Für die Sandwichkomponenten im Rotorblatt, Balsaholz und Kunststoffschäume sollen bereits bekanntere Methoden, insbesondere zur Wiederverwertung des Balsaholzes als Holzschaum großmaßstäblich ausgerollt werden.

Projektkoordinator Dr.-Ing. Steffen Czichon, Abteilungsleiter Rotorblätter beim Fraunhofer IWES, erklärt: „Die ganzheitliche Konzeptionierung ist wichtig, damit ein nachhaltiges Recycling-Konzept für Rotorblätter entsteht, das der Windindustrie einen klaren Rahmen gibt, um einen wettbewerbsfähigen Markt für Sekundärprodukte und Entsorgung zu schaffen. Dafür benötigen wir konkrete Umsetzungsstrategien. In das Forschungsprojekt KoReNaRo bringen wir vom Fraunhofer IWES unsere umfassenden Kompetenzen in der Komponenten- und Werkstoffprüfung ein sowie unsere langjährige Erfahrung in der Rotorblattentwicklung- und Fertigung.“

GFK-Balsaholzgemisch. ©Fraunhofer WKI

Dr. Detlef Spuziak-Salzenberg, Projektleiter im Institut für Energie und Kreislaufwirtschaft ergänzt: „Unsere Erfahrungen in der Batch-Pyrolyse, der Abfallaufbereitung und dem Entsorgungsmarkt, speziell auch für den Windenergiebereich, können wir in das Projekt KoReNaRo gewinnbringend und gezielt einbringen. Dies sind wesentliche Komponenten und Schritte zur Validierung der neuen Recycling-Methoden für Rotorblätter.

Auf die Konzeptphase folgt die Umsetzungsphase. In dieser möchten die Forschungspartner Fraunhofer IWES und IEkrW die einzelnen Arbeitsschritte gemeinsam mit Kooperationspartnern realisieren. Gemeinsam mit einem Industriekonsortium soll auch die Planung einer Recycling-Station weiter vorangebracht werden.

Bisher angewandte Recycling-Verfahren

Beton und Stahl machen mit etwa 97% der Gesamtmasse den Löwenanteil einer WEA aus und lassen sich gut recyclen. In Rotorblättern sowie in der Verkleidung von Nabe und Gondel stecken allerdings noch weitere Materialien: Faserverbundkunststoffe (FVK) mit Carbon- und Glasfasern.

Die beim Rückbau demontierten Rotorblätter und Verkleidungen werden direkt am Standort der WEA in kleinere Teile zersägt und abtransportiert.

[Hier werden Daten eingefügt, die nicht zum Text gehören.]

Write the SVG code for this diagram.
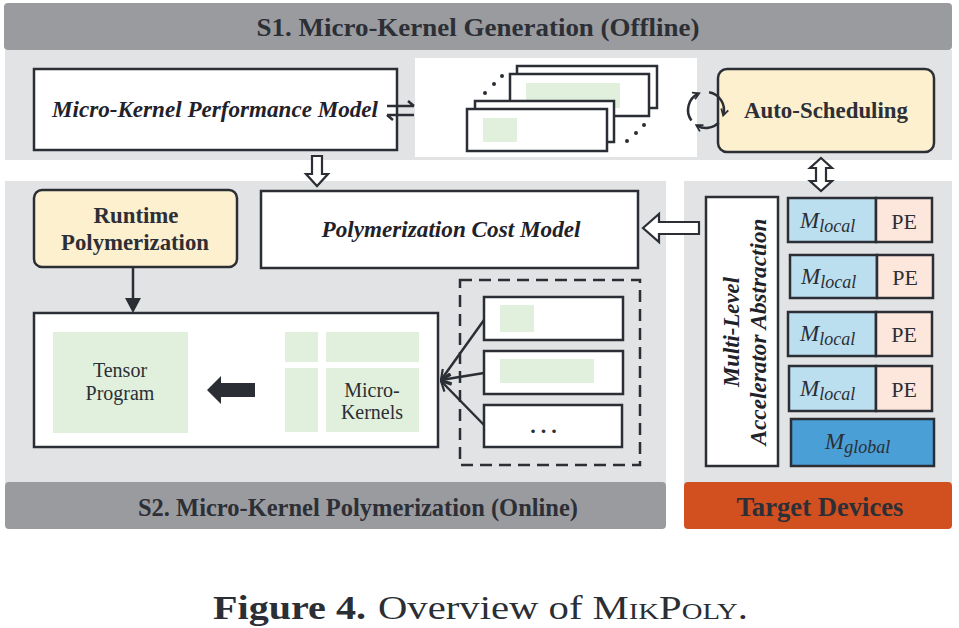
<svg xmlns="http://www.w3.org/2000/svg" width="959" height="628" viewBox="0 0 959 628">
<defs>
<style>
.banner{fill:#9a9b9f}
.body{fill:#e2e3e5}
.box{fill:#fff;stroke:#2b2e35;stroke-width:2.5}
.cream{fill:#fdf0cf;stroke:#2b2e35;stroke-width:2.5}
.green{fill:#e1f0dc}
.hd{font-family:"Liberation Serif",serif;font-weight:bold;fill:#2d2f36}
.it{font-family:"Liberation Serif",serif;font-weight:bold;font-style:italic;fill:#1f2229}
.rg{font-family:"Liberation Serif",serif;fill:#2b2e35}
.mi{font-family:"Liberation Serif",serif;font-style:italic;fill:#2b2e35}
.ln{fill:none;stroke:#2b2e35;stroke-width:2.5}
.hollow{fill:#fff;stroke:#2b2e35;stroke-width:2.2;stroke-linejoin:miter}
.ml{fill:#bcdff0;stroke:#2b2e35;stroke-width:2.5}
.pe{fill:#fde6dc;stroke:#2b2e35;stroke-width:2.5}
</style>
<marker id="vh" viewBox="0 0 12 12" refX="11" refY="6" markerWidth="12" markerHeight="12" markerUnits="userSpaceOnUse" orient="auto">
<path d="M1,1 L11,6 L1,11" fill="none" stroke="#2b2e35" stroke-width="2.2"/>
</marker>
<marker id="ch" viewBox="0 0 10 10" refX="7" refY="5" markerWidth="9" markerHeight="9" markerUnits="userSpaceOnUse" orient="auto">
<path d="M1,1 L8,5 L1,9" fill="none" stroke="#2b2e35" stroke-width="2"/>
</marker>
</defs>

<!-- backgrounds -->
<g id="s1-region">
<rect class="body" x="5" y="50" width="947" height="110"/>
<rect class="banner" x="4" y="3" width="948" height="47" rx="4"/>
<text class="hd" x="478" y="36" text-anchor="middle" font-size="26" textLength="443" lengthAdjust="spacingAndGlyphs">S1. Micro-Kernel Generation (Offline)</text>
<rect x="415" y="58" width="282" height="99" fill="#fff"/>
</g>
<g id="s2-region">
<rect class="body" x="5" y="181" width="661" height="303"/>
<rect class="banner" x="5" y="482" width="661" height="47" rx="4"/>
<text class="hd" x="358" y="516" text-anchor="middle" font-size="26" textLength="440" lengthAdjust="spacingAndGlyphs">S2. Micro-Kernel Polymerization (Online)</text>
</g>
<g id="target-region">
<rect class="body" x="684" y="181" width="268" height="303"/>
<rect x="684" y="482" width="268" height="47" rx="4" fill="#d24f20"/>
<text class="hd" x="820" y="516" text-anchor="middle" font-size="27" textLength="167" lengthAdjust="spacingAndGlyphs">Target Devices</text>
</g>

<g id="perf-model">
<rect class="box" x="34" y="69" width="363" height="81"/>
<text class="it" x="215" y="117" text-anchor="middle" font-size="23" textLength="326" lengthAdjust="spacingAndGlyphs">Micro-Kernel Performance Model</text>
</g>

<g id="kernel-cards">
<rect class="box" x="517" y="66" width="140" height="42"/>
<rect class="box" x="510" y="74" width="139" height="42"/>
<rect class="green" x="526" y="83" width="94" height="25"/>
<rect class="box" x="475" y="101" width="139" height="41"/>
<rect class="box" x="467" y="109" width="140" height="42"/>
<rect class="green" x="483" y="118" width="34" height="24"/>
<g fill="#2b2e35">
<circle cx="485" cy="93" r="2"/><circle cx="494" cy="84" r="2"/><circle cx="502" cy="76" r="2"/>
<circle cx="627" cy="141" r="2"/><circle cx="636" cy="133" r="2"/><circle cx="644" cy="125" r="2"/>
</g>
</g>

<g id="auto-scheduling">
<rect class="cream" x="718" y="69" width="216" height="83" rx="9"/>
<text class="hd" x="826" y="118" text-anchor="middle" font-size="23" textLength="164" lengthAdjust="spacingAndGlyphs">Auto-Scheduling</text>
</g>

<g id="runtime-polymerization">
<rect class="cream" x="34" y="190" width="203" height="77" rx="8"/>
<text class="hd" x="136" y="223" text-anchor="middle" font-size="23" textLength="85" lengthAdjust="spacingAndGlyphs">Runtime</text>
<text class="hd" x="135" y="250" text-anchor="middle" font-size="23" textLength="148" lengthAdjust="spacingAndGlyphs">Polymerization</text>
</g>

<g id="poly-cost-model">
<rect class="box" x="261" y="191" width="377" height="77"/>
<text class="it" x="451" y="237" text-anchor="middle" font-size="23" textLength="259" lengthAdjust="spacingAndGlyphs">Polymerization Cost Model</text>
</g>

<g id="tensor-program-box">
<rect class="box" x="34" y="313" width="404" height="134"/>
<rect class="green" x="53" y="332" width="135" height="101"/>
<text class="rg" x="120" y="377" text-anchor="middle" font-size="20">Tensor</text>
<text class="rg" x="120" y="400" text-anchor="middle" font-size="20">Program</text>
<polygon points="207,390 221,376 221,383 255,383 255,397 221,397 221,404" fill="#2b2e35"/>
<rect class="green" x="285" y="332" width="33" height="30"/>
<rect class="green" x="326" y="332" width="93" height="30"/>
<rect class="green" x="285" y="368" width="33" height="64"/>
<rect class="green" x="326" y="368" width="93" height="64"/>
<text class="rg" x="372" y="397" text-anchor="middle" font-size="20">Micro-</text>
<text class="rg" x="372" y="419" text-anchor="middle" font-size="20">Kernels</text>
</g>

<g id="micro-kernel-set">
<rect x="460" y="280" width="180" height="185" fill="none" stroke="#2b2e35" stroke-width="2.5" stroke-dasharray="12 7"/>
<rect class="box" x="484" y="297" width="139" height="43"/>
<rect class="green" x="500" y="305" width="34" height="27"/>
<rect class="box" x="484" y="351" width="139" height="43"/>
<rect class="green" x="500" y="359" width="94" height="24"/>
<rect class="box" x="484" y="405" width="138" height="42"/>
<text class="rg" x="546" y="433" text-anchor="middle" font-size="22" font-weight="bold" letter-spacing="5">...</text>
</g>

<g id="accelerator-abstraction">
<rect class="box" x="706" y="197" width="72" height="269"/>
<g transform="translate(742,332) rotate(-90)">
<text class="it" x="0" y="-3" text-anchor="middle" font-size="23" textLength="110" lengthAdjust="spacingAndGlyphs">Multi-Level</text>
<text class="it" x="0" y="24" text-anchor="middle" font-size="23" textLength="227" lengthAdjust="spacingAndGlyphs">Accelerator Abstraction</text>
</g>
</g>

<g id="pe-1">
<rect class="ml" x="788" y="198" width="88" height="44"/><rect class="pe" x="876" y="198" width="56" height="44"/>
<text class="mi" x="800" y="228" font-size="23">M<tspan font-size="18" dy="4">local</tspan></text>
<text class="rg" x="904" y="229" text-anchor="middle" font-size="22">PE</text>
</g>
<g id="pe-2">
<rect class="ml" x="790" y="255" width="87" height="43"/><rect class="pe" x="877" y="255" width="56" height="43"/>
<text class="mi" x="801" y="284" font-size="23">M<tspan font-size="18" dy="4">local</tspan></text>
<text class="rg" x="905" y="285" text-anchor="middle" font-size="22">PE</text>
</g>
<g id="pe-3">
<rect class="ml" x="788" y="312" width="88" height="44"/><rect class="pe" x="876" y="312" width="56" height="44"/>
<text class="mi" x="800" y="341" font-size="23">M<tspan font-size="18" dy="4">local</tspan></text>
<text class="rg" x="904" y="342" text-anchor="middle" font-size="22">PE</text>
</g>
<g id="pe-4">
<rect class="ml" x="789" y="366" width="87" height="45"/><rect class="pe" x="876" y="366" width="56" height="45"/>
<text class="mi" x="800" y="396" font-size="23">M<tspan font-size="18" dy="4">local</tspan></text>
<text class="rg" x="904" y="397" text-anchor="middle" font-size="22">PE</text>
</g>
<g id="m-global">
<rect x="791" y="419" width="143" height="47" fill="#4a9fd6" stroke="#2b2e35" stroke-width="2.5"/>
<text class="mi" x="825" y="449" font-size="23">M<tspan font-size="18" dy="4">global</tspan></text>
</g>

<g id="connectors">
<path class="ln" stroke-width="2" d="M387,106 H414 M414,106 L408,101"/>
<path class="ln" stroke-width="2" d="M387,115 H414 M387,115 L393,120"/>
<path class="ln" stroke-width="2.3" d="M691.4,120.5 A18,18 0 0 1 698.4,93.7" marker-end="url(#ch)"/>
<path class="ln" stroke-width="2.3" d="M709.1,92.3 A18,18 0 0 1 723.4,114.7" marker-end="url(#ch)"/>
<path class="ln" stroke-width="2.3" d="M718.7,122.7 A18,18 0 0 1 697,125.6" marker-end="url(#ch)"/>
<polygon class="hollow" points="312,156 322,156 322,174 328,174 317,186 306,174 312,174"/>
<polygon class="hollow" points="821,158 832,168 826,168 826,181 832,181 821,191 810,181 816,181 816,168 810,168"/>
<polygon class="hollow" points="643,228 659,214 659,222 699,222 699,234 659,234 659,242"/>
<line x1="133" y1="267" x2="133" y2="299" stroke="#2b2e35" stroke-width="2.5"/>
<polygon points="125,298 141,298 133,313" fill="#2b2e35"/>
<line class="ln" x1="484" y1="320" x2="441" y2="380" marker-end="url(#vh)"/>
<line class="ln" x1="484" y1="373" x2="441" y2="380" marker-end="url(#vh)"/>
<line class="ln" x1="484" y1="425" x2="441" y2="381" marker-end="url(#vh)"/>
</g>

<g id="caption">
<text class="rg" x="213" y="619" font-size="34" font-weight="bold" fill="#222" textLength="153" lengthAdjust="spacingAndGlyphs">Figure 4.</text>
<text class="rg" x="378" y="619" font-size="34" fill="#222" textLength="370" lengthAdjust="spacingAndGlyphs">Overview of <tspan font-variant="small-caps">MikPoly</tspan>.</text>
</g>
</svg>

Die carbonhaltigen Materialien werden hierbei bereits sauber von den anderen Stoffströmen getrennt, um deren Recyclingwege nicht zu beeinträchtigen. Auch die dickwandigen Flanschbereiche mit den Metallbolzen bzw. Metallhülsen bedürfen einer separaten Aufbereitung zur Metallabscheidung.

Übrig bleibt der Hauptteil der Rotorblätter mit seiner Matrix aus glasfaserverstärkten Kunststoffharzen (GFK), inklusive den darin verbauten sogenannten Sandwichmaterialien wie Balsaholz und/ oder Kunststoffschäume aus PVC oder PET. Dieser Materialmix wird derzeit in der Regel in einem weiteren Aufbereitungsschritt zerkleinert und in der Zementindustrie verwendet. Dadurch werden fossiler Brennstoff und mineralische Rohstoffe wie Sand und Kreide substituiert.

Die CFK-Bauteile werden mittels großtechnischer Pyrolyse recycelt, dabei wird der enthaltene Kunststoff thermisch zersetzt und die Fasern können zurückgewonnen werden. Diese können bspw. zu neuen Vliesen verarbeitet oder auch gemahlen in Spritzguss verwendet werden.

Aktuell basiert die Erstbehandlung und das Recycling der Rotorblätter weitestgehend auf den gewonnenen Erfahrungswerten der Rückbauunternehmen: Seit 2019 erfolgen erste konkrete Rückbauvorhaben. Ein Markt für neu zu gewinnende Sekundärprodukte muss sich zunächst noch entwickeln bzw. erschlossen werden. Genau hier setzt das Forschungsprojekt KoReNaRo an.